This thesis chronicles the manufacture, retailing and consumption of tobacco in
Ireland. Its purpose is to demonstrate that tobacco played an important part in the
economic and social life of the country. The tobacco trade evolved from hundreds
of local small-scale merchants to one which boasted of having the largest tobacco
factory in the world. It shows that a small number adapted to modern
manufacturing and marketing methods and how they responded to the threats
from overseas competition. The relationship between the state and the tobacco
trade centred on the state’s need to protect the revenue it raised from duties placed
on the commodity. The considerable body of legislation enacted, allied to the
investment made by the state in establishing agencies to secure this revenue
speaks loudly of the trade’s importance to the national economy. The threats from
smuggling and adulteration and the perceived threat from domestic cultivation
cast doubts on the true level of consumption in the early nineteenth century. By
equating imports for home consumption as the official level of consumption, the
study reveals that tobacco use continued to rise throughout the period despite
wars, internal unrest, famine and depopulation. Irish consumer’s mode of
consumption and choice of tobacco type differed from British and European
customs. Fashion, price, convenience and marketing are shown to have
contributed to the changes in the way tobacco was consumed and in who was
consuming it. The study looks at the popularity of tobacco amongst the Irish poor
contrasting their enjoyment of it with the views of those above them in society
who saw it as a waste of meagre resources and thus morally wrong.
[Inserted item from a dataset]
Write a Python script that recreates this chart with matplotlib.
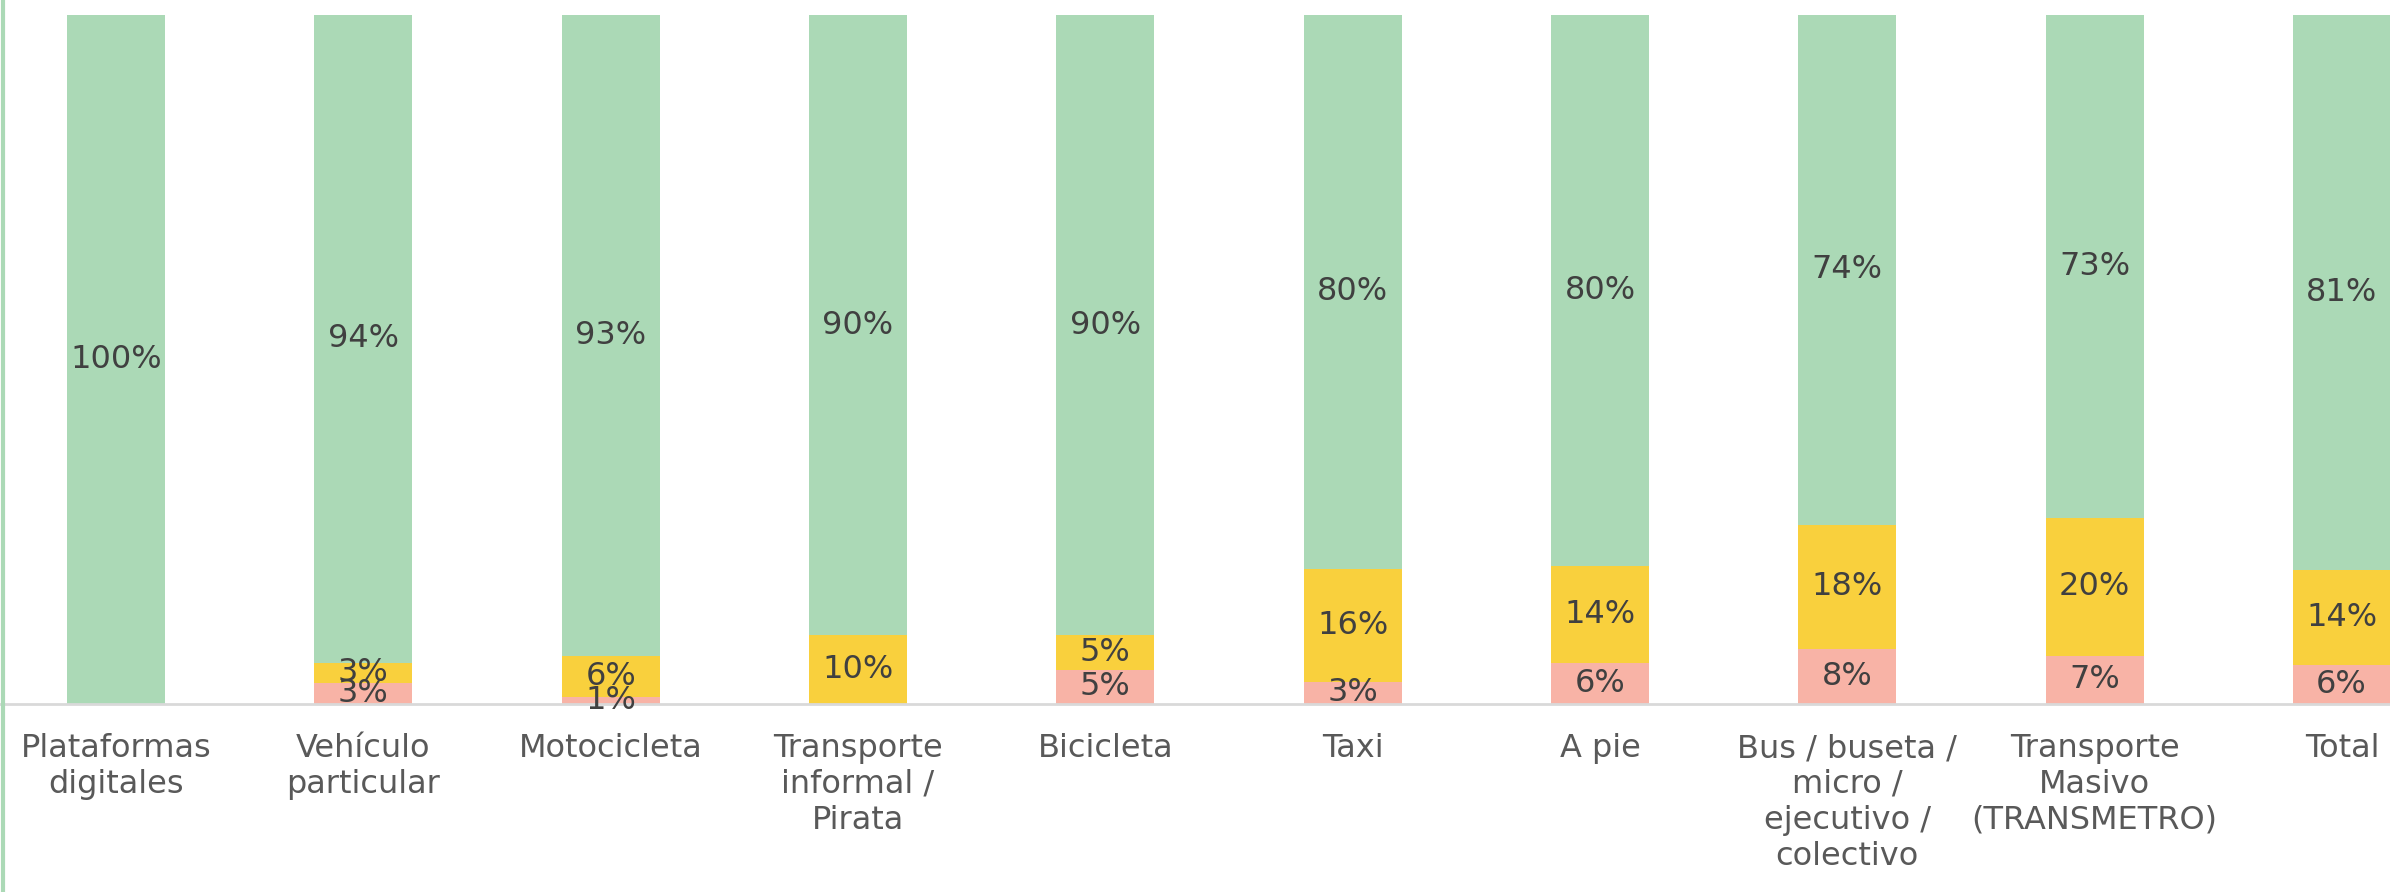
import matplotlib.pyplot as plt
from matplotlib.lines import Line2D

# categories and shares (%), stacked bottom -> top
categorias = ['Plataformas\ndigitales', 'Vehículo\nparticular', 'Motocicleta',
              'Transporte\ninformal /\nPirata', 'Bicicleta', 'Taxi', 'A pie',
              'Bus / buseta /\nmicro /\nejecutivo /\ncolectivo',
              'Transporte\nMasivo\n(TRANSMETRO)', 'Total']
rosa = [0, 3.0, 1.0, 0, 5.0, 3.2, 6.0, 8.0, 7.0, 5.7]
amarillo = [0, 3.0, 6.0, 10.0, 5.0, 16.4, 14.0, 18.0, 20.0, 13.7]
verde = [100, 94.0, 93.0, 90.0, 90.0, 80.4, 80.0, 74.0, 73.0, 80.6]

c_verde = '#ABD9B6'
c_amarillo = '#F9D03D'
c_rosa = '#F8B3A6'

plt.rcParams['font.family'] = ['DejaVu Sans']

fig = plt.figure(figsize=(23.9, 8.92), dpi=100)
ax = fig.add_axes([0, 0.2108, 1, 0.7724])

x = range(len(categorias))
w = 0.396
b1 = ax.bar(x, rosa, w, color=c_rosa)
b2 = ax.bar(x, amarillo, w, bottom=rosa, color=c_amarillo)
base3 = [r + a for r, a in zip(rosa, amarillo)]
b3 = ax.bar(x, verde, w, bottom=base3, color=c_verde)

for bars in (b1, b2, b3):
    labels = ['' if r.get_height() == 0 else '{:.0f}%'.format(r.get_height()) for r in bars]
    ax.bar_label(bars, labels=labels, label_type='center', fontsize=23, color='#404040')

ax.set_xlim(-0.469, 9.194)
ax.set_ylim(0, 100)
ax.set_xticks(list(x))
ax.set_xticklabels(categorias, fontsize=23, color='#595959', linespacing=1.2, va='top')
ax.tick_params(axis='x', length=0, pad=21)
ax.set_yticks([])
for s in ('top', 'right', 'left'):
    ax.spines[s].set_visible(False)
ax.spines['bottom'].set_color('#D9D9D9')
ax.spines['bottom'].set_linewidth(2)

# thin green strip on the left border
fig.add_artist(Line2D([0.0012, 0.0012], [0, 1], color=c_verde, lw=3, transform=fig.transFigure))

fig.savefig('out.png', dpi=100, facecolor='white')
The gendering
of tobacco consumption in the nineteenth century is examined and shows how
women were subject to societal mores that sought to separate them from tobacco
and its users. The study highlights smoking as being symbolically important in the
struggle for women’s equality. As an item of everyday consumption, tobacco was
enjoyed at all levels of society which made the tobacco trade an important element
in the economy in itself and as an essential source of state revenue.